‘Harry Wild’ Season 3 Puts the Central Characters First

‘Harry Wild’ Season 3 Puts the Central Characters First

Harry Wild’s lively third season brings back the mystery genre’s unlikeliest crime-solving pair in would-be-retiree Harry (Jane Seymour) and 16-year-old Fergus (Rohan Nedd). Join them as their detective agency takes on Dublin’s most perplexing murders, all wrapped up neatly in an hour and usually solved well before the local police. The series is as much about chosen family as about subverting expectations of what women of a certain age are “supposed” to do. Harry’s son Charlie (Kevin Ryan), recently promoted to senior police detective, would undoubtedly be more comfortable if his mother faded into the background and stopped besting his officers. Meanwhile, this season finds Harry connecting more with her stuffy daughter-in-law Orla (Amy Huberman) and her granddaughter Lola (Rose O’Neill).

At one point, Charlie calls his mother “Jessica Fletcher.” He means this disparagingly, but Harry insists that’s no insult: “That woman was an icon.” As one of the most famous cozy mysteries, Murder, She Wrote is the natural barometer for Harry Wild. However, Seymour’s Harry is much brasher, more adventurous than Miss Fletcher, and certainly not well-behaved.

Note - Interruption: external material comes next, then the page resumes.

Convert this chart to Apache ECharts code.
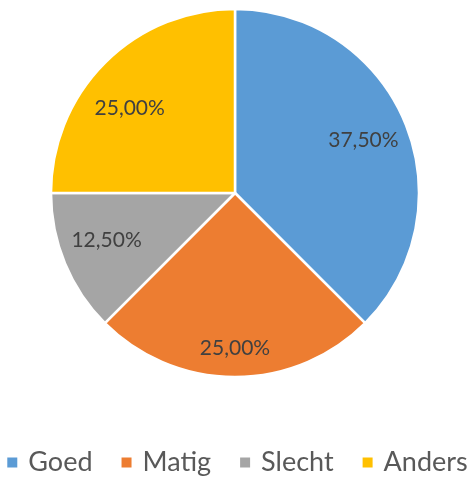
<!DOCTYPE html>
<html><head><meta charset="utf-8">
<script src="https://cdn.jsdelivr.net/npm/echarts@6/dist/echarts.min.js"></script>
<style>html,body{margin:0;padding:0;background:#fff}#c{width:473px;height:480px}</style>
</head><body><div id="c"></div>
<script>
const categories = ['Goed', 'Matig', 'Slecht', 'Anders'];
const values = [37.5, 25, 12.5, 25];
const colors = ['#5B9BD5', '#ED7D31', '#A5A5A5', '#FFC000'];

const chart = echarts.init(document.getElementById('c'));
const fmt = p => p.value.toFixed(2).replace('.', ',') + '%';
const data = categories.map((n, i) => ({ name: n, value: values[i], itemStyle: { color: colors[i] } }));
const labelNudge = [{}, { dy: 16 }, { dy: -6 }, { dx: -7, dy: 14 }];
chart.setOption({
  animation: false,
  legend: {
    top: 444, left: 'center',
    itemWidth: 12, itemHeight: 12, itemGap: 27, icon: 'rect',
    textStyle: { fontFamily: 'Lato', fontSize: 27, color: '#595959', padding: [0, 0, 0, 5] },
    data: categories
  },
  series: [{
    type: 'pie',
    center: [235, 193], radius: [0, 184],
    startAngle: 90, clockwise: true,
    itemStyle: { borderColor: '#fff', borderWidth: 2.5 },
    label: { show: false }, labelLine: { show: false },
    data: data
  }, {
    type: 'pie', silent: true,
    center: [235, 193], radius: [88, 184],
    startAngle: 90, clockwise: true,
    itemStyle: { color: 'transparent', borderWidth: 0 },
    label: { show: true, position: 'inside', formatter: fmt,
      fontFamily: 'Lato', fontSize: 21, color: '#404040' },
    labelLayout: p => labelNudge[p.dataIndex],
    labelLine: { show: false },
    data: categories.map((n, i) => ({ name: n, value: values[i] }))
  }]
});
</script></body></html>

Fergus’s life was upturned at the end of last season when his estranged mother Paula (Samantha Mumba) announced plans to relocate his sister Liberty (Rosa Willow Lee) to America. Fergus is ready to fight for the sister he raised after Paula abandoned them, and Harry has helped him obtain a first-rate lawyer. Although we see Paula through Fergus’s lens of anger and pain, we also see that Paula is not a villain. The show takes pains to demonstrate she’s trying to make up for something unforgivable, albeit going about it in the worst possible way. There’s an intense conversation between Paula and Harry at the end of the first episode where the women battle about Fergus. Both try to protect and step up for him in very different ways. This conversation sets the stage for a sea change in the mother and son’s relationship for the better.